DataraFlow Week 6: Data Analysis In Python With Pandas and Numpy
Following my research proposal, it was time to finally start working on the skills necessary to implement the solutions proposed. Data processing is one of the key methods, and there are several ways of analysing data to achieve a certain goal or solve a specific problem. The most common method is by using Microsoft Excel; however, Python is also equipped with special features that make it easy to visualize and process data which shall be discussed below.
Numerical Python (NumPy)
NumPy is a Python library used for working with arrays. These arrays are preferred to traditional Python lists in data analysis due to their speed and efficiency in access and manipulation. These arrays also come with many sufficient methods and functions that Data Scientists take advantage of to gain insights from their data.

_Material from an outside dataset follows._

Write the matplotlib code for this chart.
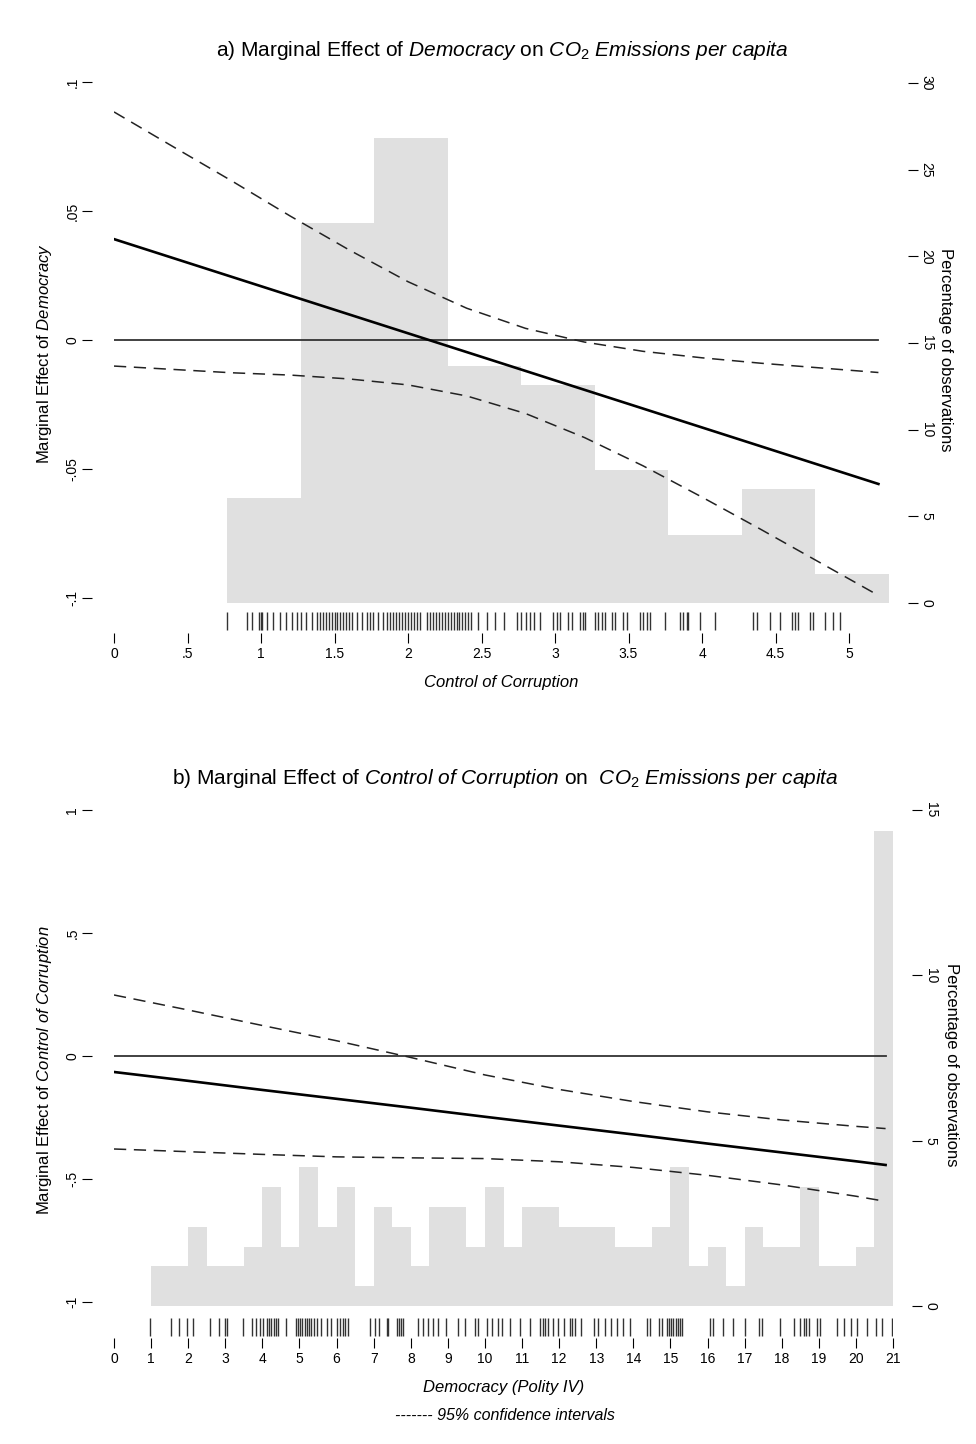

NumPy can be installed by running the code below in the terminal, after which it can be imported into the python file.
pip install numpy
Once NumPy is imported, it can be used to create arrays that possess a host of properties, and can come in several dimensions
import numpy as np
arr = np.array([1, 2, 3, 4, 5]) #1-D
print(arr)
2Darr = np.array([[1, 2, 3], [4, 5, 6]]) #2D
print(2Darr)
Arrays can be sliced, copied, reshaped, flattened, iterated over, joined, among other operations like traditional Python data structures
import numpy as np
arr = np.array([[1, 2, 3, 4], [5, 6, 7, 8]])
print(arr.shape) #checking the shape
import numpy as np
arr = np.array([1, 2, 3, 4, 5])
x = arr.copy() #copying an array
y = arr.view() #viewing an array
arr1 = np.array([[[1, 2], [3, 4]], [[5, 6], [7, 8]]])
for x in np.nditer(arr1): #iterating
print(x)
import numpy as np
arr1 = np.array([1, 2, 3])
arr2 = np.array([4, 5, 6])
arr = np.concatenate((arr1, arr2)) #joining 2 arrays together
print(arr)
import numpy as np
arr1 = np.array([1, 2, 3])
arr2 = np.array([4, 5, 6])
arr = np.stack((arr1, arr2), axis=1) #stacking 2 arrays on top of each other
print(arr)
Pandas Module In Python
Panndas is a fast, powerful, flexible, and easy-to-use open source data analysis and manipulation tool, built on top of the Python programming language.
Loading and Manipulating Data in Pandas
%pip install xlrd
import pandas as pd
data = pd.read_excel('FilePath.xls')
data